How much of the topic of compilers is covered in this course? Have you built an optimizing compiler that creates binaries from a [relatively] high-level language such as C? Or you have just created an assembly for a specific architecture?



Without too much experience in writing compilers beyond this course, I'd say that the course focuses on grounding your conceptual/intuitive knowledge of how compilers work rather than any serious exposition into modern-day production-grade compilers.

You write the assembler for the course's own hardware architecture called Hack, then a compiler backend that converts a stack-based VM intermediate representation (IR) to assembly, and finally a compiler frontend that does syntax analysis and code generation to translate the book's high-level language Jack to the IR.
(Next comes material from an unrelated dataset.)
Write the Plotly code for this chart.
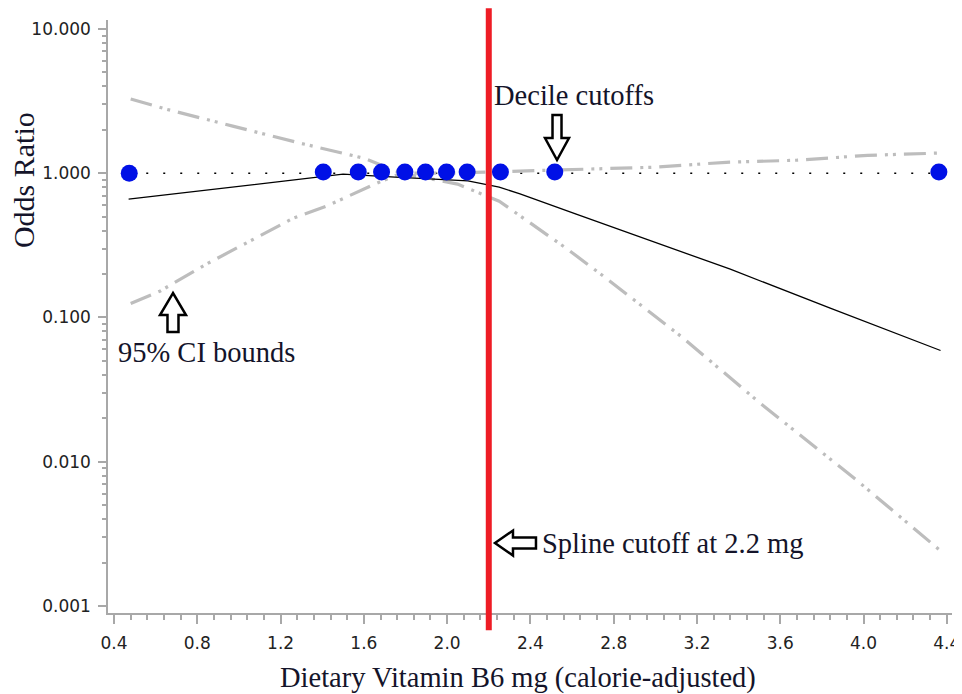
import plotly.graph_objects as go

# ---------------- data ----------------
decile_x = [0.473, 1.405, 1.573, 1.685, 1.797, 1.896, 1.997, 2.096, 2.256, 2.517, 4.362]
decile_or = [1.00, 1.02, 1.02, 1.02, 1.02, 1.02, 1.02, 1.02, 1.02, 1.02, 1.02]

est_x = [0.47, 0.80, 1.20, 1.50, 1.75, 2.10, 2.25, 2.35, 2.62, 2.99, 3.36, 3.84, 4.37]
est_or = [0.66, 0.75, 0.876, 0.985, 0.94, 0.885, 0.80, 0.72, 0.52, 0.337, 0.216, 0.116, 0.059]

upper_x = [0.48, 0.65, 0.97, 1.29, 1.60, 1.78, 2.00, 2.30, 2.69, 2.99, 3.34, 3.68, 4.02, 4.37]
upper_or = [3.27, 2.78, 2.12, 1.62, 1.27, 1.00, 1.00, 1.03, 1.08, 1.10, 1.19, 1.23, 1.33, 1.38]

lower_x = [0.48, 0.62, 0.85, 1.26, 1.42, 1.66, 1.78, 2.05, 2.25, 2.58, 2.77, 2.97, 3.13, 3.50, 3.97, 4.37]
lower_or = [0.125, 0.152, 0.237, 0.487, 0.59, 0.85, 1.00, 0.84, 0.64, 0.296, 0.184, 0.110, 0.0727, 0.0257, 0.00738, 0.00241]

ref_x = [0.473, 4.40]
ref_or = [1.0, 1.0]

spline_cutoff = 2.2

x_ticks = [0.4, 0.8, 1.2, 1.6, 2.0, 2.4, 2.8, 3.2, 3.6, 4.0, 4.4]
y_ticks = [0.001, 0.01, 0.1, 1.0, 10.0]
y_tick_labels = ["0.001", "0.010", "0.100", "1.000", "10.000"]
y_minor = [m * 10.0 ** e for e in range(-3, 1) for m in range(2, 10)]

x_title = "Dietary Vitamin B6 mg (calorie-adjusted)"
y_title = "Odds Ratio"

# ---------------- figure ----------------
GRAY = "#bdbdbd"
AXIS = "#a8a8a8"
SERIF = "Liberation Serif, Times New Roman, serif"
TXT = "#14142a"

fig = go.Figure()

fig.add_trace(go.Scatter(x=ref_x, y=ref_or, mode="lines",
                         line=dict(color="#000000", width=1.6, dash="2px,15px"),
                         hoverinfo="skip", showlegend=False))
fig.add_trace(go.Scatter(x=upper_x, y=upper_or, mode="lines",
                         line=dict(color=GRAY, width=3.2, dash="22px,8px,3px,5px,3px,8px"),
                         showlegend=False))
fig.add_trace(go.Scatter(x=lower_x, y=lower_or, mode="lines",
                         line=dict(color=GRAY, width=3.2, dash="22px,8px,3px,5px,3px,8px"),
                         showlegend=False))
fig.add_trace(go.Scatter(x=est_x, y=est_or, mode="lines",
                         line=dict(color="#000000", width=1.3),
                         showlegend=False))
fig.add_trace(go.Scatter(x=decile_x, y=decile_or, mode="markers",
                         marker=dict(color="#0010e6", size=17, line=dict(width=0)),
                         showlegend=False))

# spline cutoff line
fig.add_shape(type="line", xref="x", yref="paper",
              x0=spline_cutoff, x1=spline_cutoff, y0=-0.029, y1=1.02,
              line=dict(color="#ee1c25", width=6), layer="above")

# hollow block arrows (pixel-sized, anchored in paper coords)
arrow_style = dict(line=dict(color="#000000", width=2.5), fillcolor="#ffffff",
                   xref="paper", yref="paper", xsizemode="pixel", ysizemode="pixel",
                   layer="above")
fig.add_shape(type="path", xanchor=0.532, yanchor=0.7639,
              path="M0,0 L-12,22 L-4.5,22 L-4.5,45 L4.5,45 L4.5,22 L12,22 Z",
              **arrow_style)
fig.add_shape(type="path", xanchor=0.0770, yanchor=0.5396,
              path="M0,0 L-13,-22 L-5.5,-22 L-5.5,-39 L5.5,-39 L5.5,-22 L13,-22 Z",
              **arrow_style)
fig.add_shape(type="path", xanchor=0.4585, yanchor=0.118,
              path="M0,0 L18,12.5 L18,5.5 L41,5.5 L41,-5.5 L18,-5.5 L18,-12.5 Z",
              **arrow_style)

ann_font = dict(family=SERIF, size=28.5, color=TXT)
fig.add_annotation(text="Decile cutoffs", xref="paper", yref="paper",
                   x=0.455, y=0.8735, xanchor="left", yanchor="middle",
                   showarrow=False, font=ann_font)
fig.add_annotation(text="95% CI bounds", xref="paper", yref="paper",
                   x=0.0095, y=0.440, xanchor="left", yanchor="middle",
                   showarrow=False, font=ann_font)
fig.add_annotation(text="Spline cutoff at 2.2 mg", xref="paper", yref="paper",
                   x=0.5118, y=0.118, xanchor="left", yanchor="middle",
                   showarrow=False, font=ann_font)
fig.add_annotation(text=x_title, xref="paper", yref="paper",
                   x=0.4858, y=-0.1096, xanchor="center", yanchor="middle",
                   showarrow=False, font=ann_font)
fig.add_annotation(text=y_title, xref="paper", yref="paper",
                   x=-0.1007, y=0.730, xanchor="center", yanchor="middle",
                   textangle=-90, showarrow=False,
                   font=dict(family=SERIF, size=30, color=TXT))

tick_font = dict(family="DejaVu Sans, Verdana, sans-serif", size=17, color="#222222")

fig.update_xaxes(range=[0.371, 4.425], tickmode="array", tickvals=x_ticks,
                 tickformat=".1f", showline=True, linecolor=AXIS, linewidth=1.5,
                 ticks="outside", ticklen=9, tickwidth=1.5, tickcolor=AXIS,
                 ticklabelstandoff=5, tickfont=tick_font,
                 showgrid=False, zeroline=False,
                 minor=dict(ticks="outside", dtick=0.08, tick0=0.4, ticklen=5,
                            tickwidth=1.5, tickcolor=AXIS, showgrid=False))
fig.update_yaxes(type="log", range=[-3.049, 1.062], tickmode="array",
                 tickvals=y_ticks, ticktext=y_tick_labels,
                 showline=True, linecolor=AXIS, linewidth=1.5,
                 ticks="outside", ticklen=8, tickwidth=1.5, tickcolor=AXIS,
                 ticklabelstandoff=4, tickfont=tick_font,
                 showgrid=False, zeroline=False,
                 minor=dict(ticks="outside", tickmode="array", tickvals=y_minor,
                            ticklen=4, tickwidth=1.5, tickcolor=AXIS, showgrid=False))

# the page body has an 8px margin, so the figure is 8px smaller than the window
fig.update_layout(width=954, height=686,
                  margin=dict(l=100, r=10, t=12, b=81, autoexpand=False),
                  paper_bgcolor="#ffffff", plot_bgcolor="#ffffff",
                  showlegend=False)

fig.write_html("out.html")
It mimics Java, so your compiler compiles to a bytecode IR. The compiler as described by the book is a bare-bones recursive descent compiler that doesn't do any AST analysis. The compiler is for a toy language called Jack (fake Java) that was intentionally designed to be easy to write a compiler for. L(1) grammar I believe. They don't really talk about error handling or more complex compiler topics. No optimization methods are covered.

N2Tetris is like doing the 20% to get the 80% of every layer of abstraction. It really scopes down each project so you can cover every layer between logic gates and a high level language with built in OS APIs. I think it's a fantastic course but if you're looking to learn specifically about compilers I'm not sure if it'll meet your needs.